### Brief
Report all lines holding "that".

## BEGIN Material

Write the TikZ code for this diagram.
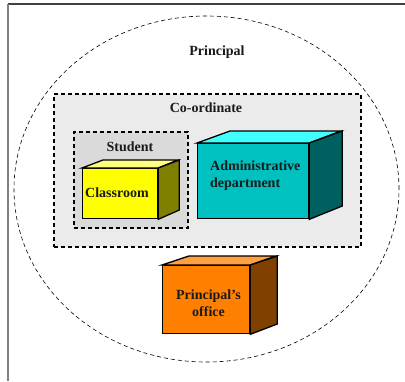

## END Material
## BEGIN Material

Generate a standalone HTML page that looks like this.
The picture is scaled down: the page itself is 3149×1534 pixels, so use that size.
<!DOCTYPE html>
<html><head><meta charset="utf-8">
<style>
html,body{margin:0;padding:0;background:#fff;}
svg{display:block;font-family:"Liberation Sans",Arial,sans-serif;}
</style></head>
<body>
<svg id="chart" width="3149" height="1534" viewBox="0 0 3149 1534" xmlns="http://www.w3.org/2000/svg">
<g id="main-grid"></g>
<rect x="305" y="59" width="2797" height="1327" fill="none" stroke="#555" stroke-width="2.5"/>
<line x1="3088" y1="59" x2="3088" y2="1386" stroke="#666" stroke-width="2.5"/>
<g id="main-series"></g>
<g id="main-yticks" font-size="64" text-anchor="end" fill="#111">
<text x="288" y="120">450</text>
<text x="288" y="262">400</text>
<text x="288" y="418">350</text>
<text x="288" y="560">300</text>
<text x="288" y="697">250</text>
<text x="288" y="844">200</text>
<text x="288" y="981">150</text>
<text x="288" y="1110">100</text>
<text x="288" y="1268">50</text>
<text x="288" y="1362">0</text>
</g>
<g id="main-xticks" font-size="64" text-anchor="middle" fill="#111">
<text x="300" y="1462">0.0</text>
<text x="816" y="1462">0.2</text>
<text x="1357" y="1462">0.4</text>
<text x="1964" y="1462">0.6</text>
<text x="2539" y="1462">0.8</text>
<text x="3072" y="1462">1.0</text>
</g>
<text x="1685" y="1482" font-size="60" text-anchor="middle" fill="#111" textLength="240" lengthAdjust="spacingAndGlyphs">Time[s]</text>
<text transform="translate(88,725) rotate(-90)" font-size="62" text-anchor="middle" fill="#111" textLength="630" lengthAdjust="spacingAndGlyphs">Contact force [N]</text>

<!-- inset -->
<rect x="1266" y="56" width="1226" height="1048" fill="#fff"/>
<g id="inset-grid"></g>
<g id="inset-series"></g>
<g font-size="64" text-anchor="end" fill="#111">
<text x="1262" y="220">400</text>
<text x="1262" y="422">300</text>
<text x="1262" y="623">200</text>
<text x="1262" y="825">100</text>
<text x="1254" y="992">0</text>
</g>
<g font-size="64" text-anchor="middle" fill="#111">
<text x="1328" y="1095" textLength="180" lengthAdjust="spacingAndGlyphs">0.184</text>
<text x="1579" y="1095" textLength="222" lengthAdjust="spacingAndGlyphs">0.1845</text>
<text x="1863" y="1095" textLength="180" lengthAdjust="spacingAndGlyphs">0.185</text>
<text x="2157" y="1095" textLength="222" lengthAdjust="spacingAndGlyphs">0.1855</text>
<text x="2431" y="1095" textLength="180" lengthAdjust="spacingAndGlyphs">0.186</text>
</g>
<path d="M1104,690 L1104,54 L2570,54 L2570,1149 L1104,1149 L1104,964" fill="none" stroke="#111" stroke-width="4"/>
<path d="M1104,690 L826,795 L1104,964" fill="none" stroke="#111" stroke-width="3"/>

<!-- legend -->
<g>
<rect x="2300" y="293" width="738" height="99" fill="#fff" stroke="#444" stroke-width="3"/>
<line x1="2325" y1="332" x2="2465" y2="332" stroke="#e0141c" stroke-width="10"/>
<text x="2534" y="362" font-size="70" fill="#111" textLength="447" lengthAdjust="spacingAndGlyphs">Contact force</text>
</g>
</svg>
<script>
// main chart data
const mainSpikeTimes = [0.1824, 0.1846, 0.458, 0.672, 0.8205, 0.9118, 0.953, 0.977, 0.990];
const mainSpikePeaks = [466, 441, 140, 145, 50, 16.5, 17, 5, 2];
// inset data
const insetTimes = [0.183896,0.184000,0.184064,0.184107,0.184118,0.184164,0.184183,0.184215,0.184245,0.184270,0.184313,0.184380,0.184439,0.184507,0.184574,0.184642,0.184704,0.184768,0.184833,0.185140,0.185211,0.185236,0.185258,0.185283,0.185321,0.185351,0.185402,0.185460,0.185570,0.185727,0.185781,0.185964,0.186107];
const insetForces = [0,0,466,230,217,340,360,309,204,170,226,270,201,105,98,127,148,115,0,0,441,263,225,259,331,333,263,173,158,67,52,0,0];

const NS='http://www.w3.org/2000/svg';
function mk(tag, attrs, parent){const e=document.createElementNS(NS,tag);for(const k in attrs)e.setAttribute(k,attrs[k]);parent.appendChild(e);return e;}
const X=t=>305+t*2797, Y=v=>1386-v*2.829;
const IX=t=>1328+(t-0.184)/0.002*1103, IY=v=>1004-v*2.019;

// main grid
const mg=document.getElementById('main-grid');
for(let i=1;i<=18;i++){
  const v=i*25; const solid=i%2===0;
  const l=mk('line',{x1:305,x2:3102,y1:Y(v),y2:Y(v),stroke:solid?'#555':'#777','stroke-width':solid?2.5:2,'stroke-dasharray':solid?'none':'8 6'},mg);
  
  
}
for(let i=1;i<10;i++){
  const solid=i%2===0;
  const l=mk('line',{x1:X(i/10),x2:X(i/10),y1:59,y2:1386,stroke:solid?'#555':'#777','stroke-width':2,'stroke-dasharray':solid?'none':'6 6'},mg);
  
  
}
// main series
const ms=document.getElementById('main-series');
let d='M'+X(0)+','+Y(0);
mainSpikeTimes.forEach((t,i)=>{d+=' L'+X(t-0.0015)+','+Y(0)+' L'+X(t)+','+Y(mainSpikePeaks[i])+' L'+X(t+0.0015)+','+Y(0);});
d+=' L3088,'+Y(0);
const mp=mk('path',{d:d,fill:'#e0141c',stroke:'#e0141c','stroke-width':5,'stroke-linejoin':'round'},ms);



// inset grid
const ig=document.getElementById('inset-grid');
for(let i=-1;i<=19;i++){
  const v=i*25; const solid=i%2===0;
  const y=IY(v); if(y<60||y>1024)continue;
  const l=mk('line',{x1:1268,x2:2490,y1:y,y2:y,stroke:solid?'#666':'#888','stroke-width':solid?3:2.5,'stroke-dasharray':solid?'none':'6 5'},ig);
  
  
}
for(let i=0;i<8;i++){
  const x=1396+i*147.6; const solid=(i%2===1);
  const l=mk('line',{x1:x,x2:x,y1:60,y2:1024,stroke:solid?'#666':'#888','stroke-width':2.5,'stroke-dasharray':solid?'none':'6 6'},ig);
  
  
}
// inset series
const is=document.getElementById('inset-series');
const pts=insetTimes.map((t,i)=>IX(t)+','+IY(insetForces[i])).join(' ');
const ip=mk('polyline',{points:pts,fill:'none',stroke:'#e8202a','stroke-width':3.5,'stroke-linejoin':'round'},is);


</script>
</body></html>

## END Material
## BEGIN Material

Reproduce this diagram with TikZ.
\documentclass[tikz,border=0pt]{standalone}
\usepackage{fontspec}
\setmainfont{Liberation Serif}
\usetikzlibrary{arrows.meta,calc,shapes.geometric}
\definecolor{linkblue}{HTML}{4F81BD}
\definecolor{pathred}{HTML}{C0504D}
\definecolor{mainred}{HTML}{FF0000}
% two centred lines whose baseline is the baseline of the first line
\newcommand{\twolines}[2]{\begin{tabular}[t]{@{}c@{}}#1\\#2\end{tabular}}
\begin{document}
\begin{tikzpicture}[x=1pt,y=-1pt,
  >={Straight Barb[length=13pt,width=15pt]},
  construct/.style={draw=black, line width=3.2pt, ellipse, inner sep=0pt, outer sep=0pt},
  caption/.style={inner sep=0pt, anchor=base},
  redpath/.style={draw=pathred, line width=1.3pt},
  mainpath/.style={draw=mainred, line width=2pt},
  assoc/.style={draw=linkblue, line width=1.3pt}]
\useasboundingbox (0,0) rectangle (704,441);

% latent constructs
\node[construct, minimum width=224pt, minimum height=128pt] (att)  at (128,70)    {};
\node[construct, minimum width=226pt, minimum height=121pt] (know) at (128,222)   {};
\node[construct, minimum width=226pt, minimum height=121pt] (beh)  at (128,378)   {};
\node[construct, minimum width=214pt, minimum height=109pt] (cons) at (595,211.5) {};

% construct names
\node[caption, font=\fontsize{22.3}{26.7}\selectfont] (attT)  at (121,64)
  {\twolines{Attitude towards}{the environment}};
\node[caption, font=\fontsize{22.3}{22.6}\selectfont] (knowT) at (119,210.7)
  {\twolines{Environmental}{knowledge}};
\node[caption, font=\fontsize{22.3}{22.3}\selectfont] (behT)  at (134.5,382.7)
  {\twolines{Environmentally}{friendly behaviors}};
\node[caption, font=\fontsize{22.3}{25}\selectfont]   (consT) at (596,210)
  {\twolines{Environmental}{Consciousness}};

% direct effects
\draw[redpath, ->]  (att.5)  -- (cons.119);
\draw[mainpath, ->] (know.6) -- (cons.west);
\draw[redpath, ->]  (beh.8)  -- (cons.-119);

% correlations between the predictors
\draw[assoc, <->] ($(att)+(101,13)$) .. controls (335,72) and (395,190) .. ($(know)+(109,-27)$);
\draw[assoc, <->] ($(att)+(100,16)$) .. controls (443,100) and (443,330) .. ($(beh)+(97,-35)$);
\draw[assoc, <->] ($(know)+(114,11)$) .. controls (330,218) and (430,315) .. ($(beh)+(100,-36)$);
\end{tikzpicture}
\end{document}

## END Material

### Exercise response
Generate a standalone HTML page that looks like this.
The picture is scaled down: the page itself is 3149×1534 pixels, so use that size.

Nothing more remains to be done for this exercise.